Cloudflare Durable Objects

A Durable Object is a Worker with state. Where a regular Worker is request-scoped (no memory between requests), a Durable Object has its own private storage and runs as a single instance worldwide for a given object ID. The platform uses one Durable Object class — AgentJob — to run asynchronous agent jobs to completion.

The /jobs async path. When an HTTP request hits /jobs with a long-running agent task, the Worker:

  1. Generates a job_id
  2. Creates an AgentJob Durable Object with that ID
  3. Stores the request payload in the DO’s storage
  4. Schedules an alarm 1 second in the future
  5. Returns 202 Accepted { job_id, status: "queued" } immediately

When the alarm fires, the DO:

  1. Reads its stored payload
  2. Runs the full agent turn (no 30-second wall-time budget — DOs can run for tens of minutes if needed)
  3. Writes the result to its own storage
  4. Updates the JOBS_INDEX KV namespace so the job appears in /jobs listings

The HTTP client polls /jobs/:id until status is completed and reads the report.

The choice was: how do we run agent turns that exceed the Workers wall-time limit?

OptionVerdict
Durable ObjectsChosen. Native Cloudflare primitive; alarms run with no wall-time limit; per-object storage gives us per-job state without adding a database.
Cloudflare WorkflowsStrong contender. Built specifically for durable execution with retry/checkpoint semantics. Slightly heavier API. Tracked as a Phase 2 reconsideration.
Off-platform queue + worker (e.g. SQS + ECS)Adds infra. Loses the “one Worker handles everything” property.
Run synchronously and cap at 30sSome agent turns just won’t fit (deep delegation chains, many tool calls). Hard cap is wrong.

DOs won because they were the smallest tool that solved the problem: per-job state + alarm-driven execution, no external services, no extra deploy unit. ADR-001 (the original “do we use LangGraph?” decision) is still open precisely because Workflows might be a better fit at Phase 2 scale.
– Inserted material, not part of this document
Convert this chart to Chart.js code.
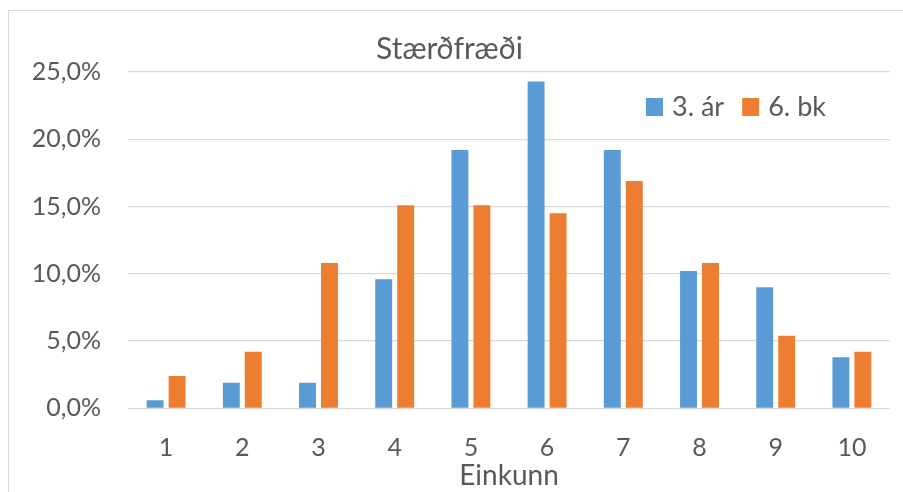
<!DOCTYPE html>
<html lang="is">
  <head>
    <meta charset="UTF-8" />
    <title>Stærðfræði</title>
    <script src="https://cdn.jsdelivr.net/npm/chart.js"></script>
    <style>
      html, body { margin: 0; padding: 0; background: #fff; overflow: hidden; }
      #chart-box {
        position: absolute;
        left: 8px;
        top: 10px;
        width: 910px;
        height: 500px;
        border: 1px solid #d9d9d9;
        background: #fff;
      }
    </style>
  </head>
  <body>
    <div id="chart-box">
      <canvas id="gradesChart" width="910" height="500"></canvas>
    </div>

    <script>
      // Einkunnadreifing í stærðfræði (hlutfall nemenda, %)
      const grades = ["1", "2", "3", "4", "5", "6", "7", "8", "9", "10"];
      const seriesNames = ["3. ár", "6. bk"];
      const year3 = [0.6, 1.9, 1.9, 9.6, 19.2, 24.3, 19.2, 10.2, 9.0, 3.8];
      const grade6 = [2.4, 4.2, 10.8, 15.1, 15.1, 14.5, 16.9, 10.8, 5.4, 4.2];
      const yTicks = [0, 5, 10, 15, 20, 25];
      const yTickLabels = ["0,0%", "5,0%", "10,0%", "15,0%", "20,0%", "25,0%"];

      const textColor = "#595959";
      const gridColor = "#d9d9d9";

      Chart.defaults.font.family = "Lato, 'Open Sans', sans-serif";
      Chart.defaults.color = textColor;

      // legend drawn inside the plot, top right
      const legendInside = {
        id: "legendInside",
        afterDraw(chart) {
          const { ctx, chartArea } = chart;
          ctx.save();
          ctx.font = "27px Lato";
          ctx.textBaseline = "middle";
          let x = chartArea.right - 244;
          const yMid = chartArea.top + 35;
          chart.data.datasets.forEach(ds => {
            ctx.fillStyle = ds.backgroundColor;
            ctx.fillRect(x, yMid - 9, 17, 18);
            x += 17 + 9;
            ctx.fillStyle = textColor;
            ctx.fillText(ds.label, x, yMid);
            x += ctx.measureText(ds.label).width + 18;
          });
          ctx.restore();
        },
      };

      const ctx = document.getElementById("gradesChart").getContext("2d");

      new Chart(ctx, {
        type: "bar",
        data: {
          labels: grades,
          datasets: [
            { label: seriesNames[0], data: year3, backgroundColor: "#5B9BD5" },
            { label: seriesNames[1], data: grade6, backgroundColor: "#ED7D31" },
          ],
        },
        options: {
          responsive: false,
          animation: false,
          barPercentage: 0.77,
          categoryPercentage: 0.577,
          layout: { padding: { left: 0, right: 29, top: 0, bottom: 0 } },
          plugins: {
            legend: { display: false },
            tooltip: { enabled: false },
            title: {
              display: true,
              text: "Stærðfræði",
              color: textColor,
              font: { size: 30, weight: "normal" },
              padding: { top: 20, bottom: 5 },
            },
          },
          scales: {
            x: {
              grid: { display: false },
              border: { display: false },
              ticks: { font: { size: 25 }, color: textColor, padding: 17 },
              title: {
                display: true,
                text: "Einkunn",
                color: textColor,
                font: { size: 28 },
                padding: { top: 0, bottom: 18 },
              },
              afterFit(scale) { scale.height = 102.7; },
            },
            y: {
              min: 0,
              max: 25,
              border: { display: false },
              grid: { color: gridColor, lineWidth: 1.3, drawTicks: false },
              afterBuildTicks(scale) {
                scale.ticks = yTicks.map(v => ({ value: v }));
              },
              ticks: {
                font: { size: 25 },
                color: textColor,
                padding: 27,
                callback: (value) => yTickLabels[yTicks.indexOf(value)],
              },
              afterFit(scale) { scale.width = 119; },
            },
          },
        },
        plugins: [legendInside],
      });
    </script>
  </body>
</html>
Durable Objects (Workers Paid):

  • 1M requests per month free
  • 400K GB-seconds compute free (the duration × memory product)

A Phase 1 async job is 1 request + ~20 seconds of execution at ~128 MB ≈ 2.5 GB-seconds per job. 400K ÷ 2.5 ≈ 160K async jobs per month free.

After free tier: $0.15 per million requests; $12.50 per million GB-seconds.

DO storage is billed alongside the rest of Workers KV/D1; per-DO storage is small (a single job’s payload + report) and aggregates to KB-scale.

A separate background worker fleet — typically a cluster of long-running Node processes, scaled by a queue depth metric, with their own monitoring and deploy pipeline. DOs reduce this to a class declaration in the Worker bundle plus a wrangler.toml binding.

  • apps/worker/src/agent-job.ts — the AgentJob Durable Object class; fetch() for the initial setup, alarm() for the actual run
  • apps/worker/src/handlers.ts — the /jobs POST handler that creates and seeds the DO
  • apps/worker/src/job-index.ts — the KV-backed listing layer (DOs are private; KV holds the discoverable index)
  • apps/worker/wrangler.toml — the [[durable_objects.bindings]] block
  • One job = one DO instance. Each /jobs POST creates a fresh DO. We don’t reuse them. This is fine because DOs are cheap; cleanup happens via /jobs/:id DELETE (which clears the DO’s storage and removes from the index). Orphan cleanup at scale is tracked as follow-up #4.
  • No cross-job state. Each DO is isolated. If two jobs need to share state (e.g. coordinating a saga), we’d need an additional shared resource. Phase 1 doesn’t need this.
  • Alarms are best-effort scheduling. An alarm scheduled for 1 second from now might fire 100ms later. For agent jobs this is fine; the latency budget is dominated by LLM calls.